◆ Short task ◆
Write out each line exactly as given. Leave the pictures out of your copy.

◆ Dataset extract ◆
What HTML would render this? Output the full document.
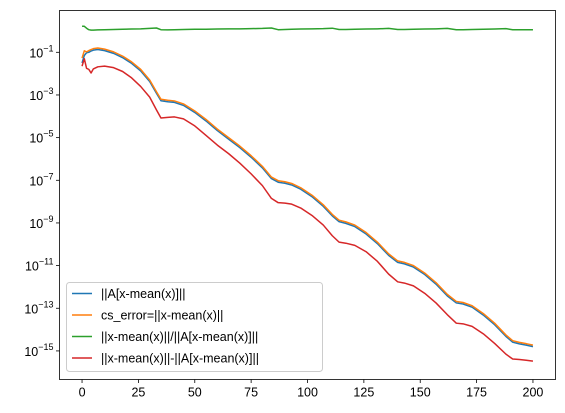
<!DOCTYPE html>
<html><head><meta charset="utf-8"><style>
body{margin:0;background:#fff;}
svg{display:block;font-family:"Liberation Sans","DejaVu Sans",sans-serif;}
</style></head><body>
<svg id="chart" width="565" height="413" viewBox="0 0 565 413">
<rect x="0" y="0" width="565" height="413" fill="#fff"/>
<g id="plot"></g>
<g id="axes"></g>
<g id="legend"></g>
</svg>
<script>
const xs = [0,1,2,3,4,5,7,10,14,18,22,26,30,33,35,38,41,45,50,55,60,65,70,75,80,84,87,90,93,97,102,107,111,114,117,121,126,131,136,140,143,147,152,157,162,166,169,173,178,183,188,191,194,197,200];
const blueLog = [-1.5,-1.15,-1.02,-1.0,-0.94,-0.9,-0.87,-0.92,-1.05,-1.25,-1.52,-1.87,-2.37,-2.92,-3.27,-3.32,-3.35,-3.49,-3.82,-4.22,-4.67,-5.07,-5.47,-5.92,-6.42,-6.92,-7.09,-7.14,-7.22,-7.42,-7.77,-8.22,-8.67,-8.94,-9.02,-9.17,-9.52,-9.97,-10.52,-10.85,-10.92,-11.07,-11.42,-11.87,-12.42,-12.75,-12.8,-12.95,-13.32,-13.77,-14.32,-14.59,-14.67,-14.73,-14.8];
const orangeLog = [-1.27,-0.93,-0.98,-0.92,-0.87,-0.83,-0.8,-0.85,-0.98,-1.18,-1.45,-1.8,-2.3,-2.85,-3.2,-3.25,-3.28,-3.42,-3.75,-4.15,-4.6,-5.0,-5.4,-5.85,-6.35,-6.85,-7.02,-7.07,-7.15,-7.35,-7.7,-8.15,-8.6,-8.87,-8.95,-9.1,-9.45,-9.9,-10.45,-10.78,-10.85,-11.0,-11.35,-11.8,-12.35,-12.68,-12.73,-12.88,-13.25,-13.7,-14.25,-14.52,-14.6,-14.66,-14.73];
const greenLog = [0.22,0.22,0.13,0.06,0.04,0.04,0.05,0.06,0.07,0.08,0.09,0.1,0.12,0.14,0.06,0.05,0.06,0.07,0.08,0.08,0.09,0.1,0.1,0.11,0.12,0.14,0.06,0.07,0.08,0.09,0.1,0.11,0.13,0.07,0.07,0.08,0.09,0.1,0.12,0.07,0.07,0.08,0.09,0.1,0.12,0.06,0.06,0.07,0.08,0.09,0.11,0.06,0.06,0.06,0.06];
const redLog = [-1.65,-1.3,-1.75,-1.8,-1.97,-1.78,-1.68,-1.65,-1.72,-1.9,-2.2,-2.6,-3.1,-3.7,-4.08,-4.05,-4.03,-4.12,-4.45,-4.9,-5.35,-5.75,-6.2,-6.7,-7.25,-7.85,-8.05,-8.07,-8.12,-8.3,-8.65,-9.1,-9.6,-9.9,-9.95,-10.05,-10.35,-10.8,-11.4,-11.76,-11.82,-11.95,-12.3,-12.75,-13.3,-13.7,-13.73,-13.85,-14.2,-14.65,-15.15,-15.38,-15.4,-15.44,-15.48];
const xTicks = [0,25,50,75,100,125,150,175,200];
const yTickExps = [-1,-3,-5,-7,-9,-11,-13,-15];
const seriesNames = ["||A[x-mean(x)]||","cs_error=||x-mean(x)||","||x-mean(x)||/||A[x-mean(x)]||","||x-mean(x)||-||A[x-mean(x)]||"];

const L=59.5,R=555.5,T=10.5,B=379.5;
const xMin=-10,xMax=210,yMin=-16.34,yMax=0.96;
function sx(v){return L+(v-xMin)/(xMax-xMin)*(R-L);}
function sy(v){return B-(v-yMin)/(yMax-yMin)*(B-T);}
const NS="http://www.w3.org/2000/svg";
function mk(tag,attrs,parent){const e=document.createElementNS(NS,tag);for(const k in attrs)e.setAttribute(k,attrs[k]);parent.appendChild(e);return e;}
const plot=document.getElementById('plot'),axes=document.getElementById('axes'),legend=document.getElementById('legend');
const colors=["#1f77b4","#ff7f0e","#2ca02c","#d62728"];
const all=[blueLog,orangeLog,greenLog,redLog];
const lineNames=['series-a-norm','series-cs-error','series-ratio','series-difference'];
all.forEach((s,i)=>{
  const pts=xs.map((x,j)=>sx(x).toFixed(2)+","+sy(s[j]).toFixed(2)).join(" ");
  const p=mk('polyline',{points:pts,fill:'none',stroke:colors[i],'stroke-width':1.5,'stroke-linejoin':'round'},plot);
  
  
});
const frame=mk('rect',{x:L,y:T,width:R-L,height:B-T,fill:'none',stroke:'#000','stroke-width':0.8},axes);


xTicks.forEach(t=>{
  const x=sx(t);
  const tk=mk('line',{x1:x,x2:x,y1:B,y2:B+3.5,stroke:'#000','stroke-width':0.8},axes);
  
  
  const tx=mk('text',{x:x,y:B+17,'text-anchor':'middle','font-size':12.5,fill:'#000'},axes);
  tx.textContent=t;
  
  
});
yTickExps.forEach(e=>{
  const y=sy(e);
  const tk=mk('line',{x1:L-3.5,x2:L,y1:y,y2:y,stroke:'#000','stroke-width':0.8},axes);
  
  
  const tx=mk('text',{x:L-6,y:y+5,'text-anchor':'end','font-size':12.5,fill:'#000'},axes);
  
  
  const a=mk('tspan',{},tx);a.textContent='10';
  const b=mk('tspan',{dy:-6,'font-size':9},tx);b.textContent='\u2212'+Math.abs(e);
});
const box=mk('rect',{x:66.5,y:282.5,width:256,height:89,rx:3,fill:'#fff','fill-opacity':0.8,stroke:'#ccc','stroke-width':1},legend);


seriesNames.forEach((n,i)=>{
  const y=293.5+i*21.5;
  const ln=mk('line',{x1:72,x2:92,y1:y,y2:y,stroke:colors[i],'stroke-width':1.5},legend);
  
  
  const t=mk('text',{x:101,y:y+4.5,'font-size':12.5,fill:'#000'},legend);
  t.textContent=n;
  
  
});
</script>
</body></html>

◆ Solved problem ◆
What HTML would render this? Output the full document.
<!DOCTYPE html>
<html><head><meta charset="utf-8"><style>
body{margin:0;background:#fff;}
svg{display:block;font-family:"Liberation Sans","DejaVu Sans",sans-serif;}
</style></head><body>
<svg id="chart" width="565" height="413" viewBox="0 0 565 413">
<rect x="0" y="0" width="565" height="413" fill="#fff"/>
<g id="plot"></g>
<g id="axes"></g>
<g id="legend"></g>
</svg>
<script>
const xs = [0,1,2,3,4,5,7,10,14,18,22,26,30,33,35,38,41,45,50,55,60,65,70,75,80,84,87,90,93,97,102,107,111,114,117,121,126,131,136,140,143,147,152,157,162,166,169,173,178,183,188,191,194,197,200];
const blueLog = [-1.5,-1.15,-1.02,-1.0,-0.94,-0.9,-0.87,-0.92,-1.05,-1.25,-1.52,-1.87,-2.37,-2.92,-3.27,-3.32,-3.35,-3.49,-3.82,-4.22,-4.67,-5.07,-5.47,-5.92,-6.42,-6.92,-7.09,-7.14,-7.22,-7.42,-7.77,-8.22,-8.67,-8.94,-9.02,-9.17,-9.52,-9.97,-10.52,-10.85,-10.92,-11.07,-11.42,-11.87,-12.42,-12.75,-12.8,-12.95,-13.32,-13.77,-14.32,-14.59,-14.67,-14.73,-14.8];
const orangeLog = [-1.27,-0.93,-0.98,-0.92,-0.87,-0.83,-0.8,-0.85,-0.98,-1.18,-1.45,-1.8,-2.3,-2.85,-3.2,-3.25,-3.28,-3.42,-3.75,-4.15,-4.6,-5.0,-5.4,-5.85,-6.35,-6.85,-7.02,-7.07,-7.15,-7.35,-7.7,-8.15,-8.6,-8.87,-8.95,-9.1,-9.45,-9.9,-10.45,-10.78,-10.85,-11.0,-11.35,-11.8,-12.35,-12.68,-12.73,-12.88,-13.25,-13.7,-14.25,-14.52,-14.6,-14.66,-14.73];
const greenLog = [0.22,0.22,0.13,0.06,0.04,0.04,0.05,0.06,0.07,0.08,0.09,0.1,0.12,0.14,0.06,0.05,0.06,0.07,0.08,0.08,0.09,0.1,0.1,0.11,0.12,0.14,0.06,0.07,0.08,0.09,0.1,0.11,0.13,0.07,0.07,0.08,0.09,0.1,0.12,0.07,0.07,0.08,0.09,0.1,0.12,0.06,0.06,0.07,0.08,0.09,0.11,0.06,0.06,0.06,0.06];
const redLog = [-1.65,-1.3,-1.75,-1.8,-1.97,-1.78,-1.68,-1.65,-1.72,-1.9,-2.2,-2.6,-3.1,-3.7,-4.08,-4.05,-4.03,-4.12,-4.45,-4.9,-5.35,-5.75,-6.2,-6.7,-7.25,-7.85,-8.05,-8.07,-8.12,-8.3,-8.65,-9.1,-9.6,-9.9,-9.95,-10.05,-10.35,-10.8,-11.4,-11.76,-11.82,-11.95,-12.3,-12.75,-13.3,-13.7,-13.73,-13.85,-14.2,-14.65,-15.15,-15.38,-15.4,-15.44,-15.48];
const xTicks = [0,25,50,75,100,125,150,175,200];
const yTickExps = [-1,-3,-5,-7,-9,-11,-13,-15];
const seriesNames = ["||A[x-mean(x)]||","cs_error=||x-mean(x)||","||x-mean(x)||/||A[x-mean(x)]||","||x-mean(x)||-||A[x-mean(x)]||"];

const L=59.5,R=555.5,T=10.5,B=379.5;
const xMin=-10,xMax=210,yMin=-16.34,yMax=0.96;
function sx(v){return L+(v-xMin)/(xMax-xMin)*(R-L);}
function sy(v){return B-(v-yMin)/(yMax-yMin)*(B-T);}
const NS="http://www.w3.org/2000/svg";
function mk(tag,attrs,parent){const e=document.createElementNS(NS,tag);for(const k in attrs)e.setAttribute(k,attrs[k]);parent.appendChild(e);return e;}
const plot=document.getElementById('plot'),axes=document.getElementById('axes'),legend=document.getElementById('legend');
const colors=["#1f77b4","#ff7f0e","#2ca02c","#d62728"];
const all=[blueLog,orangeLog,greenLog,redLog];
const lineNames=['series-a-norm','series-cs-error','series-ratio','series-difference'];
all.forEach((s,i)=>{
  const pts=xs.map((x,j)=>sx(x).toFixed(2)+","+sy(s[j]).toFixed(2)).join(" ");
  const p=mk('polyline',{points:pts,fill:'none',stroke:colors[i],'stroke-width':1.5,'stroke-linejoin':'round'},plot);
  
  
});
const frame=mk('rect',{x:L,y:T,width:R-L,height:B-T,fill:'none',stroke:'#000','stroke-width':0.8},axes);


xTicks.forEach(t=>{
  const x=sx(t);
  const tk=mk('line',{x1:x,x2:x,y1:B,y2:B+3.5,stroke:'#000','stroke-width':0.8},axes);
  
  
  const tx=mk('text',{x:x,y:B+17,'text-anchor':'middle','font-size':12.5,fill:'#000'},axes);
  tx.textContent=t;
  
  
});
yTickExps.forEach(e=>{
  const y=sy(e);
  const tk=mk('line',{x1:L-3.5,x2:L,y1:y,y2:y,stroke:'#000','stroke-width':0.8},axes);
  
  
  const tx=mk('text',{x:L-6,y:y+5,'text-anchor':'end','font-size':12.5,fill:'#000'},axes);
  
  
  const a=mk('tspan',{},tx);a.textContent='10';
  const b=mk('tspan',{dy:-6,'font-size':9},tx);b.textContent='\u2212'+Math.abs(e);
});
const box=mk('rect',{x:66.5,y:282.5,width:256,height:89,rx:3,fill:'#fff','fill-opacity':0.8,stroke:'#ccc','stroke-width':1},legend);


seriesNames.forEach((n,i)=>{
  const y=293.5+i*21.5;
  const ln=mk('line',{x1:72,x2:92,y1:y,y2:y,stroke:colors[i],'stroke-width':1.5},legend);
  
  
  const t=mk('text',{x:101,y:y+4.5,'font-size':12.5,fill:'#000'},legend);
  t.textContent=n;
  
  
});
</script>
</body></html>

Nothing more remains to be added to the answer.